Friday 21 July 2017

21st July 2017 - Kennett and Avon Canal - Bath to Barge Inn (Seend Cleeve)

Friday 21st July 2017


Pretty village glimpsed from the canal
Kennett and Avon Canal, UK (closer to Devizes)
51 degrees 21.774N
2 degrees 08.524W


An aqueduct, so nifty!
It is cold and drizzly – we have had such glorious heat and sunshine it is about time the UK regained its reputation for dismal summer weather!


Beautiful  wrought-iron Victorian bridge coming out of Bath
Fortunately it doesn’t really matter.


On the cut (locals word for canal)
This is our last day on the Kennett and Avon Canal and we have made our way nearly back to Devizes, where the boat has to be delivered by 9am sharp tomorrow.

Our last day in Bath was action-packed.  Of course!


Royal Crescent
Such a beautiful city…

We went on two free walking tours.




Jane Austen walk



and Mayor’s Walk.
Our guide Peter, full of enthusiasm and information
Both informative, fun, exhausting.

We also went to the Upper Assembly Rooms and saw the Fashion Exhibition.  (Possibly more fascinating for me than for Pete…100 items of mostly women’s clothing over the centuries…)

We have learned A LOT about Bath – Roman times, medieval times, Georgian times.


And they have fabulous cheese at the market!
Pete’s very favourite bit of history is about Queen Victoria. She didn’t like Bath very much at all.  Early on in her reign she came into the city on (I think…) one of the first trains.  Sadly, she heard someone say, as she stepped off the platform, unwittingly revealing a bit of lower leg, “Oh look, the Queen has fat ankles!  And she is pigeon-toed!”  For the next half century or so of her life she preferred to ignore Bath, and insisted on having the curtains closed when she went past in carriage or train…

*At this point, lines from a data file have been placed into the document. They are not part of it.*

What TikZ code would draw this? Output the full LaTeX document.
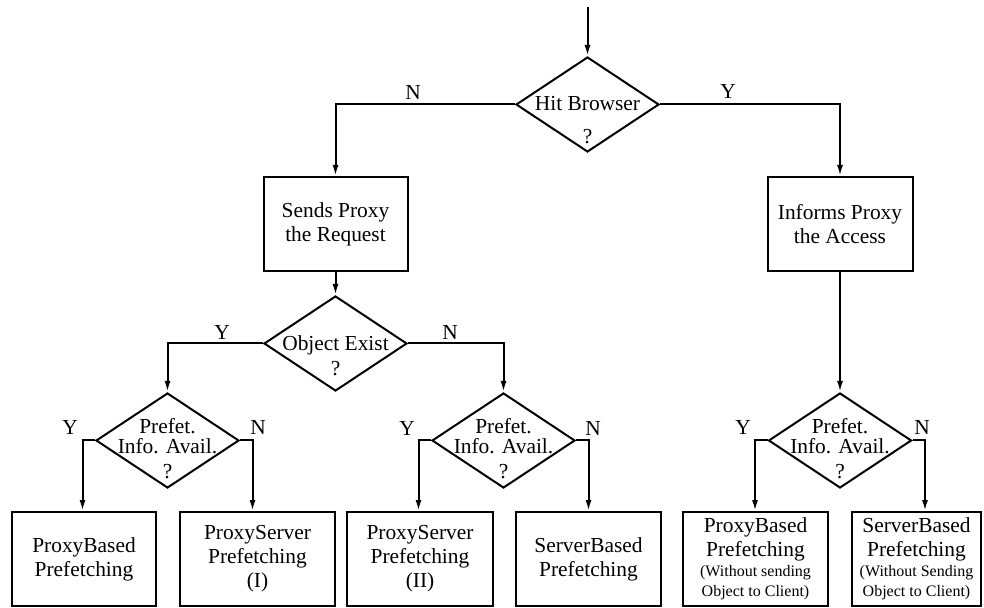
\documentclass[tikz,border=0pt]{standalone}
\usepackage{fontspec}
\setmainfont{Liberation Serif}
\usetikzlibrary{shapes.geometric,arrows.meta}
\newcommand\smalltxt{\fontsize{8}{10}\selectfont}

\begin{document}
\begin{tikzpicture}[x=0.5pt, y=-0.5pt, line width=1pt,
    every node/.style={font=\fontsize{10.7}{12}\selectfont},
    box/.style={draw, rectangle, minimum height=47pt, inner sep=1pt, align=center},
    decision/.style={diamond, draw, minimum width=71.5pt, minimum height=47.5pt, inner sep=0pt},
    arr/.style={-{Latex[length=5.5pt,width=3pt]}}]

    \useasboundingbox (0,0) rectangle (984,608);

    % decisions
    \node[decision] (hit) at (587.5,104.5) {};
    \node[align=center] (hitt) at (587.5,120) {Hit Browser\\[4.5pt]?};
    \node[decision] (obj) at (335.5,343.5) {};
    \node[align=center] (objt) at (335.5,355.5) {Object Exist\\[0.5pt]?};
    \foreach \i/\x in {1/167.5, 2/503.5, 3/840} {
        \node[decision] (pf\i) at (\x,440.5) {};
        \node[align=center] (pft\i) at (\x,449) {Prefet.\\[-2pt]Info. Avail.\\[0.5pt]?};
    }

    % boxes
    \node[box, minimum width=72pt] (send) at (335.5,224) {Sends Proxy\\the Request};
    \node[box, minimum width=72.5pt] (inform) at (840,224) {Informs Proxy\\the Access};
    \node[box, minimum width=72pt] (b1) at (84,559) {ProxyBased\\Prefetching};
    \node[box, minimum width=77.5pt] (b2) at (257.5,559) {ProxyServer\\Prefetching\\(I)};
    \node[box, minimum width=73pt] (b3) at (420,559) {ProxyServer\\Prefetching\\(II)};
    \node[box, minimum width=72.5pt] (b4) at (588.5,559) {ServerBased\\Prefetching};
    \node[box, minimum width=72.5pt] (b5) at (755.5,559)
        {ProxyBased\\Prefetching\\[-2pt]\smalltxt (Without sending\\[-2pt]\smalltxt Object to Client)};
    \node[box, minimum width=64.5pt] (b6) at (916.5,559)
        {ServerBased\\Prefetching\\[-2pt]\smalltxt (Without Sending\\[-2pt]\smalltxt Object to Client)};

    % connectors
    \coordinate (start) at (587.5,7);
    \draw[arr] (start) -- (hit.north);
    \draw[arr] (hit.west) -| (send.north);
    \draw[arr] (hit.east) -| (inform.north);
    \draw[arr] (send.south) -- (obj.north);
    \draw[arr] (inform.south) -- (pf3.north);
    \draw[arr] (obj.west) -| (pf1.north);
    \draw[arr] (obj.east) -| (pf2.north);
    \foreach \i/\l/\r in {1/b1/b2, 2/b3/b4, 3/b5/b6} {
        \draw[arr] (pf\i.west) -- ++(-12.5,0) coordinate (yc) -- (yc |- \l.north);
        \draw[arr] (pf\i.east) -- ++(12.5,0) coordinate (nc) -- (nc |- \r.north);
    }

    % Y / N labels
    \node (n1) at (413,92) {N};
    \node (y1) at (728,91) {Y};
    \node (y2) at (222,332) {Y};
    \node (n2) at (450,332) {N};
    \node (y3) at (70,427) {Y};
    \node (n3) at (258,427) {N};
    \node (y4) at (407,428) {Y};
    \node (n4) at (593,428) {N};
    \node (y5) at (743,427) {Y};
    \node (n5) at (922,427) {N};

\end{tikzpicture}
\end{document}
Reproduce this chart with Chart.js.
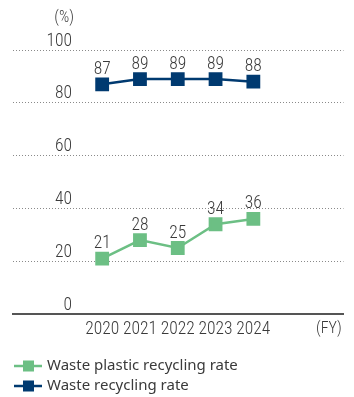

Remnant of medieval city wall 
Bath continued to put up monuments in her honour, and to create beautiful parks and botanical gardens to commemorate her, fat ankles or no,

Yesterday we managed to whizz most of the way back up the canal, as far as the Barge Inn. We got a mooring right outside and had fish and chips.


Arctic Fox outside Barge Inn (filling up with water)
We shared locks a few times – most of the locks can squeeze in two of the long thin narrowboats at a time.  We had an extra-helpful man the first time…He decided to push their boat over to make room, using his own body as leverage… His long-suffering wife stood above, rolling her eyes, awaiting the inevitable splash…He was dragged out of the canal bleeding from head and fingers and looking just a bit embarrassed…


Just after our friend (I imagine he was called Tezza) was dragged back on board...
His wife and daughters watched all of this impassively.  They said he is dreadfully accident-prone.  They were in Tenerife two months ago and his wife came into the apartment kitchen to find him lying on the floor in a pool of blood – he had slipped and hit his head on a bench.  Since they have been home he has cracked two ribs and now this…

In the morning we went for a slightly chilly walk into the village of Seend Cleeve, hoping to buy maybe a baguette.  Seend Cleeve is shop-less!




But it did have a very cute phone box which has been re-vamped as a free book exchange.

We have so enjoyed the canal, with all of our new bird friends

the swan family




the ducks



the geese




and now, right next to Arctic Fox, some fat and fluffy pigeons.



We have mastered aqueducts, swing bridges and many many locks.



Tomorrow – Cardiff!


Connie (with her man)

 By the way, one of my favourite things thus far about England is the beautiful dogs.  They are all so lovely, well-behaved, well-cared for.  And they are everywhere – in shops, pubs, buses.  So nice!  Last night in the Barge Inn I asked permission to take a photo of a gorgeous white golden retriever called Connie.  Her owners just adore her.  She is three years old now, but when she was a puppy she was just as beautiful.  They idly entered her in a dogfood photo competition, and, of course, she won.  The prize…an enormous metre-wide framed copy of the winning photo…They didn’t know where to put it –English houses are small and cosy - and sent it to the breeder, who uses it for promotional purposes.